Ce qui demeure assez intrigant à propos de ce film, c’est avant tout son absence de musique. Mais ce qui l’est d’autant plus, c’est de se rendre compte à quel point peu de gens en ont effectivement pris conscience. C’est de se rendre compte que le maître Farhadi parvient à captiver son public (pendant plus de deux heures) sans ajouter à son film un quelconque artifice – non pas que la musique en soit un. Mais il est indéniable qu’elle contribue régulièrement à la création même de l’émotion. Et là s’enfouit inévitablement le mystère singulier du paradoxe : car peu de films nous avaient autant émus que celui-ci.
Un regard, un regard aura suffi pour nous convaincre que Le Passé est une perle rare, une petite merveille, un véritable tourbillon d’émotions. Un regard, celui de Bérénice Bejo lors des premières secondes du film. Ses cheveux, ses dents, son regard ; tant d’éléments constituant sa folle beauté – qui, par ailleurs, ne cesse de nous rappeler celle de Natalie Wood. Un regard qui nous en dit long sur le jeu des acteurs. Sublimement réfléchis par Asghar Farhadi, le conflit intérieur de Tahar Rahim et le calme olympien d’Ali Mosaffa sont, pour ainsi dire, saisissants de vérité. D’autant plus que l’interprétation des trois enfants demeure effectivement époustouflante.
Mais si la direction d’acteurs semble tout droit sortir du génie, c’est peut-être parce que Farhadi en est un. Sa réalisation ne cesse de nous étonner, la qualité des plans est à couper le souffle et la mise scène implose de sincérité. Sincérité qui se retrouve également dans le scénario. Scénario maitrisé avec brio, avec justesse, avec humanité. Même les décors semblent judicieusement choisis : la maison dans laquelle vivent les protagonistes du film étouffe aussi bien ces derniers que le spectateur.

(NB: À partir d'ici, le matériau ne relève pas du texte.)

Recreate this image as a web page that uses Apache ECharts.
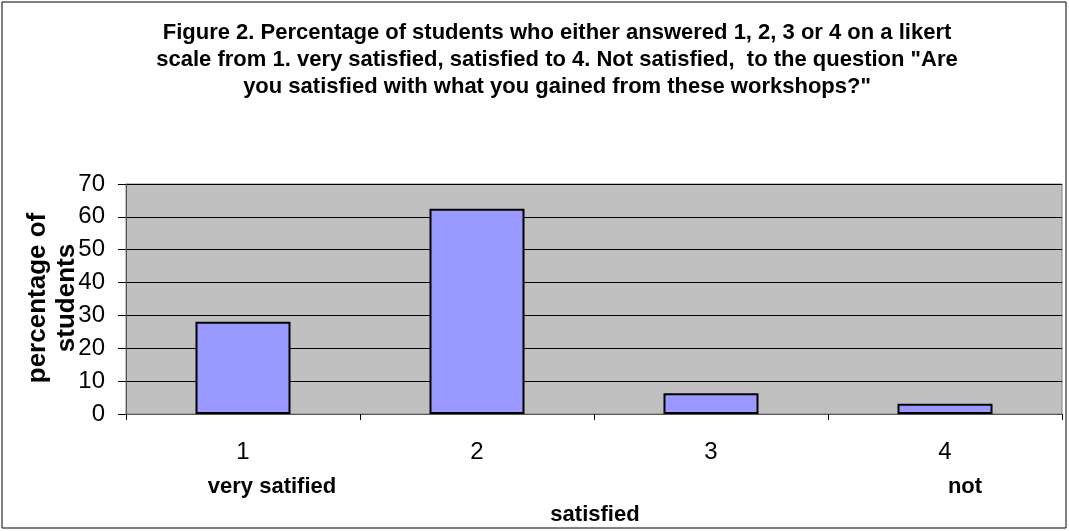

Et lorsqu’au milieu du film, on ne peut s’empêcher de s’avouer intérieurement que Le Passé est un chef-d’œuvre, on prend alors conscience qu’on ne pourra non plus s’empêcher de se lever et d’applaudir le film lorsque celui-ci se terminera. Et lorsqu’on comprend que la fin est proche, lorsqu’on se sent enfin prêt à se lever pour acclamer l’œuvre alors accomplie, Farhadi nous assomme – avec beaucoup d’amour – à l’aide d’un ultime plan autant surprenant que déroutant. Le Passé est de ces films à la fin desquels on se sent grandi ; on a aussi l’impression d’en sortir plus humain. Rarement un cinéaste comme Farhadi n’avait adressé autant de liberté à son spectateur. Car Farhadi nous laisse libre ; libre d’aimer ou de détester, d’interpréter le film comme nous le souhaitons. La confiance que place le réalisateur en chacun d’entre nous est des plus étonnantes : jamais un cinéaste ne s’était montré aussi respectueux à l’égard de son public.

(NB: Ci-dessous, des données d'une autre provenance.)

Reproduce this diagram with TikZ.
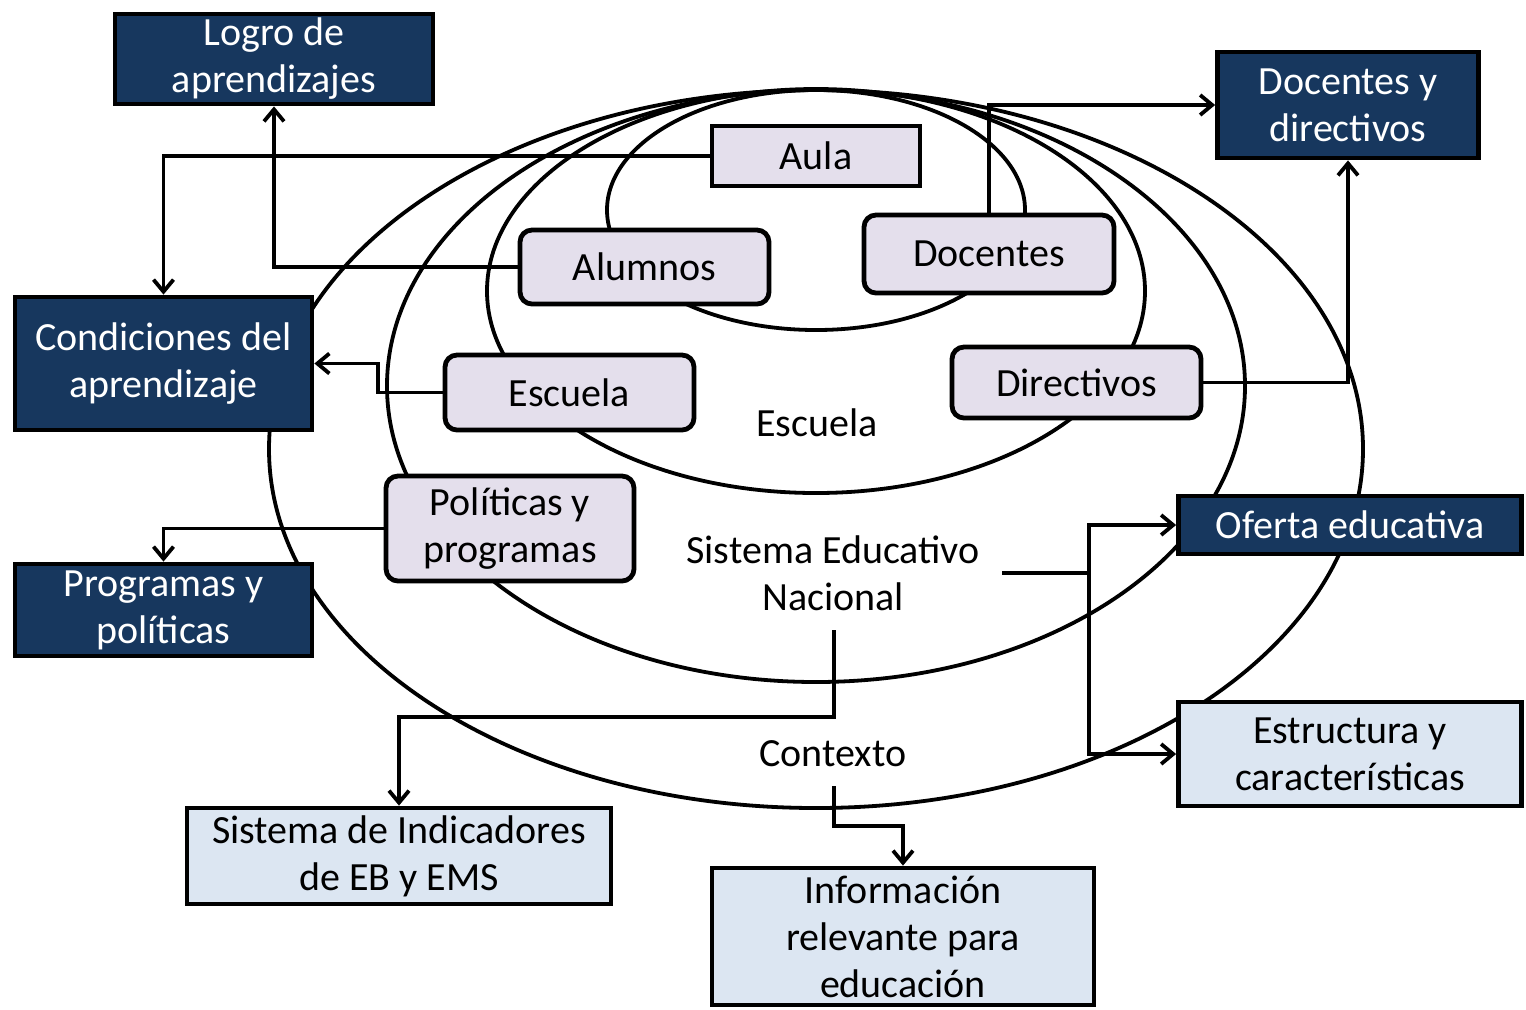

Le Passé, c’est donc la preuve qu’il n’est pas nécessaire qu’un scénariste soit prétentieux comme Leos Carax pour pouvoir plaire au cinéphile. C’est la preuve qu’il n’est pas nécessaire qu’un réalisateur filme des scènes sexuelles, comme Jacques Audiard se croit parfois obligé de le faire, pour montrer à l’écran que deux personnages s’aiment en toute simplicité. C’est la preuve qu’il n’est pas nécessaire qu’un cinéaste soit choquant comme Michael Haneke pour pouvoir adresser à son spectateur une claque des plus retentissantes.
Mais le Passé est surtout la preuve que Bérénice Bejo est définitivement une grande actrice ; qu’elle sait être tragédienne quand il le faut mais surtout comme il le faut. Les crises qui l’habitent ponctuellement pendant le film ont en effet provoqué en nous un nombre incalculable de frissons. Les larmes qu’elle nous a d’autre part fait couler resteront particulièrement inoubliables. Son ton de voix, sa justesse, son regard ; tant d’éléments constituant son interprétation – ou incarnation – qui demeureront incontestablement ineffables ; mémorables. « Tais-toi. » nous avait ordonné la maitresse de cérémonie du festival de Cannes 2012. On ne put s’empêcher d’obéir à sa requête ; et sans même nous en rendre compte. Car si dans The Artist, Bérénice était belle et bien muette ; au terme du Passé, ce fut assurément à notre tour. A notre tour de le devenir ; muets d’admiration.